Figueres is the capital of the comarca (county) of the Alt Empordà, the bustling county seat of this predominantly agricultural region. Local people come from the surrounding area to shop at its many stores and stock up on farm equipment and supplies. Thursday is market day, and farmers gather at the top of La Rambla to do business and gossip, taking refreshments at cafés and discreetly pulling out and pocketing large
rolls of bills, the result of their morning transactions. What brings the tourists to Figueres in droves, however, has little to do with agriculture—unless, of course, you use a broader definition of fertilizer: the jaw-dropping Dalí Museum, one of the most visited museums in Spain.

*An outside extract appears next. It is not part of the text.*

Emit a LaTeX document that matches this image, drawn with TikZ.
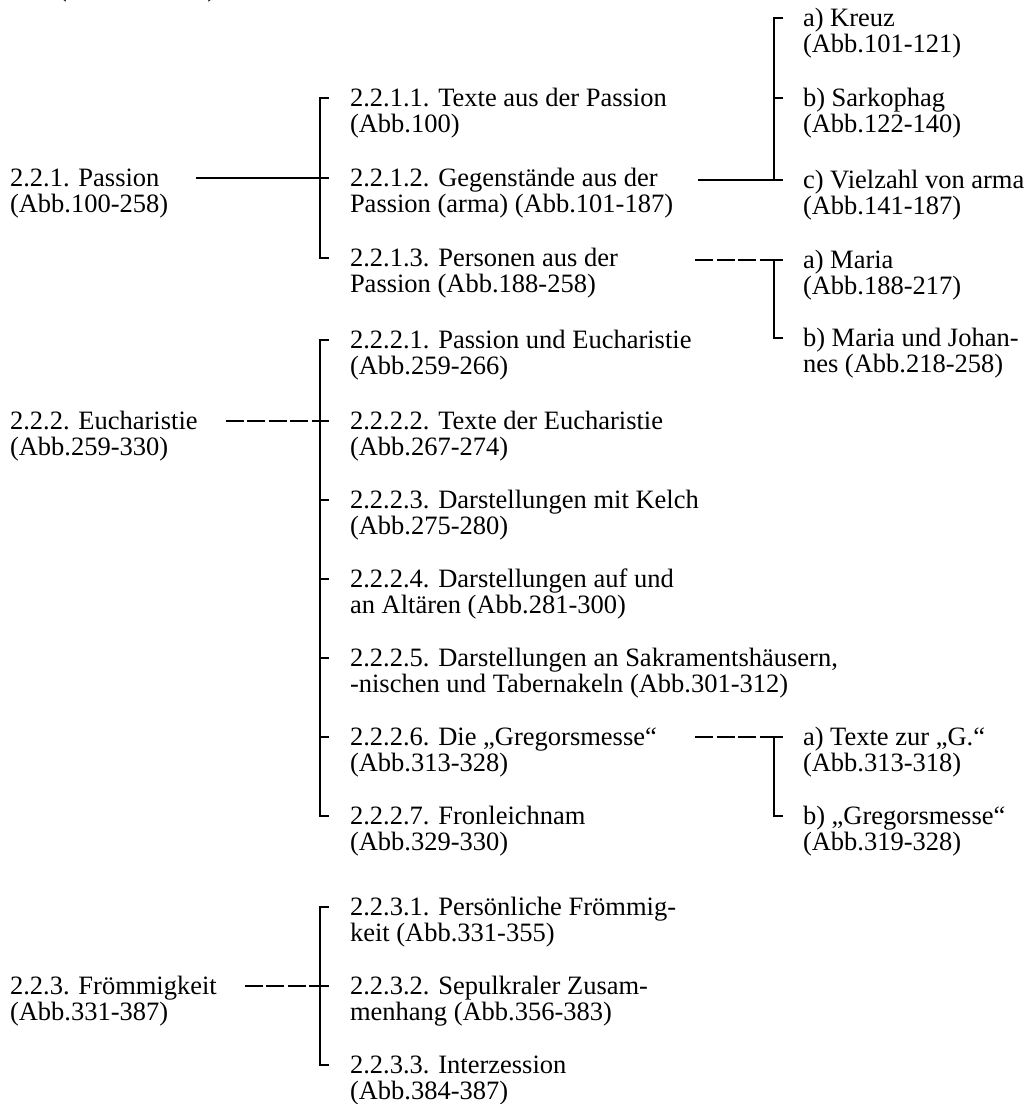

Artist Salvador Dalí is Figueres's most famous son. With a painterly technique that rivaled that of Jan van Eyck, a flair for publicity so aggressive it would have put P. T. Barnum in the shade, and a penchant for shocking (he loved telling people Barcelona's historic Barri Gòtic should be knocked down), Dalí enters art history as one of the foremost proponents of Surrealism, the movement launched in the 1920s by André Breton. His most lasting image may be the melting watches in his iconic 1931 painting The Persistence of Memory. The artist, who was born in Figueres and died there in 1989, decided to create a museum-monument to himself during the last two decades of his life. Dalí often frequented the Cafeteria Astòria at the top of La Rambla (still the center of social life in Figueres), signing autographs for tourists or just being Dalí: he once walked down the street with a French omelet in his breast pocket instead of a handkerchief.